Auntie

First, I am not a parent, I am an aunt of a 17 year old girl who died by suicide. My niece was as close to a daughter as I will ever get. She lived with me for 2 years during high school and in those 2 years, we created a lifetime of memories that I cherish to this day. 

Healing to the MAX was a group I sought out only 3 weeks after losing my niece. Living in the south away from my family in the North, I did not know what else to do. Jill was very welcoming and supportive right from the start, even when I explained that I was not a parent, she welcomed me with no hesitation. Jill knew I needed help.

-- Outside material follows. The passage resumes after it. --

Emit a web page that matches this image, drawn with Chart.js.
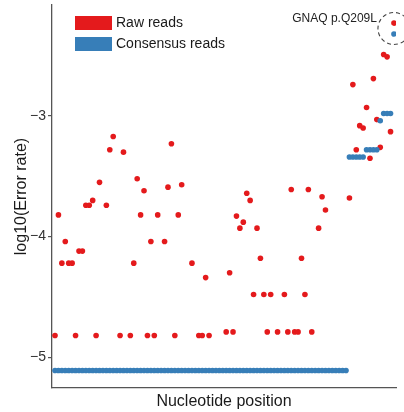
<!DOCTYPE html>
<html lang="en">
<head>
  <meta charset="UTF-8"/>
  <title>Error rate by nucleotide position</title>
  <script src="https://cdn.jsdelivr.net/npm/chart.js"></script>
  <style>
    body {
      margin: 0;
      background: #fff;
    }

    .wrap {
      width: 404px;
      height: 412px;
      position: relative;
    }
  </style>
</head>
<body>
  <div class="wrap">
    <canvas id="errChart"></canvas>
  </div>

  <script>
    // nucleotide positions 1..100
    const positions = Array.from({ length: 100 }, (_, i) => i + 1);

    // log10 error rate, raw reads (null = no error seen)
    const rawReads = [
      -4.82, -3.82, -4.22, -4.04, -4.22, -4.22, -4.82, -4.12, -4.12, -3.74,
      -3.74, -3.70, -4.82, -3.55, null, -3.74, -3.28, -3.17, null, -4.82,
      -3.30, null, -4.82, -4.22, -3.52, -3.82, -3.62, -4.82, -4.04, -4.82,
      -3.82, null, -4.04, -3.59, -3.23, -4.82, -3.82, -3.57, null, null,
      -4.22, null, -4.82, -4.82, -4.34, -4.82, null, null, null, null,
      -4.79, -4.30, -4.79, -3.83, -3.93, -3.88, -3.64, -3.70, -4.48, -3.93,
      -4.18, -4.48, -4.79, -4.48, null, -4.79, null, -4.48, -4.79, -3.61,
      -4.79, -4.79, -4.18, -4.48, -3.61, -4.79, null, -3.93, -3.67, -3.78,
      null, null, null, null, null, null, -3.68, -2.74, -3.28, -3.08,
      -3.10, -2.93, -3.35, -2.69, -3.03, -3.26, -2.49, -2.51, -3.13, -2.23
    ];

    // log10 error rate, consensus reads
    const consensusReads = [
      -5.11, -5.11, -5.11, -5.11, -5.11, -5.11, -5.11, -5.11, -5.11, -5.11,
      -5.11, -5.11, -5.11, -5.11, -5.11, -5.11, -5.11, -5.11, -5.11, -5.11,
      -5.11, -5.11, -5.11, -5.11, -5.11, -5.11, -5.11, -5.11, -5.11, -5.11,
      -5.11, -5.11, -5.11, -5.11, -5.11, -5.11, -5.11, -5.11, -5.11, -5.11,
      -5.11, -5.11, -5.11, -5.11, -5.11, -5.11, -5.11, -5.11, -5.11, -5.11,
      -5.11, -5.11, -5.11, -5.11, -5.11, -5.11, -5.11, -5.11, -5.11, -5.11,
      -5.11, -5.11, -5.11, -5.11, -5.11, -5.11, -5.11, -5.11, -5.11, -5.11,
      -5.11, -5.11, -5.11, -5.11, -5.11, -5.11, -5.11, -5.11, -5.11, -5.11,
      -5.11, -5.11, -5.11, -5.11, -5.11, -5.11, -3.34, -3.34, -3.34, -3.34,
      -3.34, -3.28, -3.28, -3.28, -3.28, -3.04, -2.98, -2.98, -2.98, -2.32
    ];

    const yTicks = [-5, -4, -3];
    const seriesNames = ["Raw reads", "Consensus reads"];
    const seriesColors = ["#e41a1c", "#377eb8"];
    const annotationText = "GNAQ p.Q209L";

    const FONT = '"Liberation Sans", Arial, sans-serif';

    function toPoints(values) {
      const pts = [];
      values.forEach((v, i) => {
        if (v !== null) pts.push({ x: positions[i], y: v });
      });
      return pts;
    }

    // legend box + dashed circle round the last position
    const overlay = {
      id: 'overlay',
      afterDraw(chart) {
        const { ctx, scales: { x, y } } = chart;
        const last = positions.length - 1;
        const cx = x.getPixelForValue(positions[last]);
        const cy = (y.getPixelForValue(rawReads[last]) + y.getPixelForValue(consensusReads[last])) / 2;

        ctx.save();
        ctx.setLineDash([4, 3]);
        ctx.strokeStyle = '#444';
        ctx.lineWidth = 1.1;
        ctx.beginPath();
        ctx.arc(cx, cy, 16, 0, Math.PI * 2);
        ctx.stroke();
        ctx.setLineDash([]);

        ctx.font = '12px ' + FONT;
        ctx.fillStyle = '#222';
        ctx.textAlign = 'right';
        ctx.textBaseline = 'middle';
        ctx.fillText(annotationText, cx - 17, cy - 10);

        ctx.font = '14px ' + FONT;
        ctx.textAlign = 'left';
        seriesNames.forEach((name, k) => {
          const top = 16 + k * 21;
          ctx.fillStyle = seriesColors[k];
          ctx.fillRect(75, top, 37, 14);
          ctx.fillStyle = '#1a1a1a';
          ctx.fillText(name, 116, top + 7.5);
        });
        ctx.restore();
      }
    };

    new Chart(document.getElementById('errChart'), {
      type: 'scatter',
      data: {
        datasets: [
          {
            label: seriesNames[0],
            data: toPoints(rawReads),
            backgroundColor: seriesColors[0],
            borderWidth: 0,
            pointRadius: 2.8,
            order: 2
          },
          {
            label: seriesNames[1],
            data: toPoints(consensusReads),
            backgroundColor: seriesColors[1],
            borderWidth: 0,
            pointRadius: 2.8,
            order: 1
          }
        ]
      },
      options: {
        responsive: true,
        maintainAspectRatio: false,
        animation: false,
        layout: {
          autoPadding: false,
          padding: { top: 5, right: 8, left: 0, bottom: 0 }
        },
        plugins: {
          legend: { display: false },
          tooltip: { enabled: false }
        },
        scales: {
          x: {
            type: 'linear',
            min: 0.12,
            max: 100.6,
            afterFit: s => { s.height = 24; s.paddingLeft = 0; s.paddingRight = 0; },
            grid: { display: false },
            border: { color: '#555', width: 1.3 },
            ticks: { display: false },
            title: {
              display: true,
              text: 'Nucleotide position',
              color: '#1a1a1a',
              font: { family: FONT, size: 16, lineHeight: 1.2 },
              padding: { top: 0, bottom: 1 }
            }
          },
          y: {
            min: -5.255,
            max: -2.08,
            afterFit: s => { s.width = 52; s.paddingTop = 0; s.paddingBottom = 0; },
            afterBuildTicks: s => { s.ticks = yTicks.map(v => ({ value: v })); },
            grid: {
              drawOnChartArea: false,
              color: '#555',
              lineWidth: 1.2,
              tickLength: 4
            },
            border: { color: '#555', width: 1.3 },
            ticks: {
              color: '#333',
              padding: 2,
              font: { family: FONT, size: 14 },
              callback: v => String(v).replace('-', '\u2212')
            },
            title: {
              display: true,
              text: 'log10(Error rate)',
              color: '#1a1a1a',
              font: { family: FONT, size: 16, lineHeight: 1.2 },
              padding: { top: 12, bottom: 0 }
            }
          }
        }
      },
      plugins: [overlay]
    });
  </script>
</body>
</html>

This was the first time in my life that I experienced suicide and it came as a complete and total shock to my life. The loss of “my girl” devastated me and it felt so different from other losses in my life. It affected whether I slept or not, what my day was going to look like, whether I got out of bed, ate or not eat, whether I went to work or not – It affected me in every possible way! It even affected my memory! I had memory loss from those days. I started to remember things during my therapy and I am glad that I did. I did not realize grief could hit anyone so hard that you would lose your memory.

Healing to The Max was just what I needed, and I am so glad I reached out. I knew that eventually I would have to discuss the tragic loss of my loved one and be invited to share my experience of loss. I understood that within this support group I would be asked to reflect upon, share and participate in activities to aid in my healing journey and one of those journeys was to show them who my wonderful and amazing niece was before she died. This was healing. As hard as this was, this really helped. 

I understood that what I shared in the group was held in strict confidence and that I too will protect the confidentiality of others in the group. This was a safe space! This was a place of comfort! There was no criticism or judgment here! 

Throughout the duration of this group, I was able to reach out to Jill and others like Anjeanette and Lauren, as well as my fellow support group members. I had a few triggers over the last few months. I went to the support group, and as always, they were able to calm me down and say all the right words. We all remain friends to this day and I feel so fortunate for that. 

If you have an opportunity to join Healing to The Max, I highly recommend it. I have made lifelong friends of people who know my loss, my pain and the healing it takes to be in a better place and, most importantly, that we do not forget our loved ones.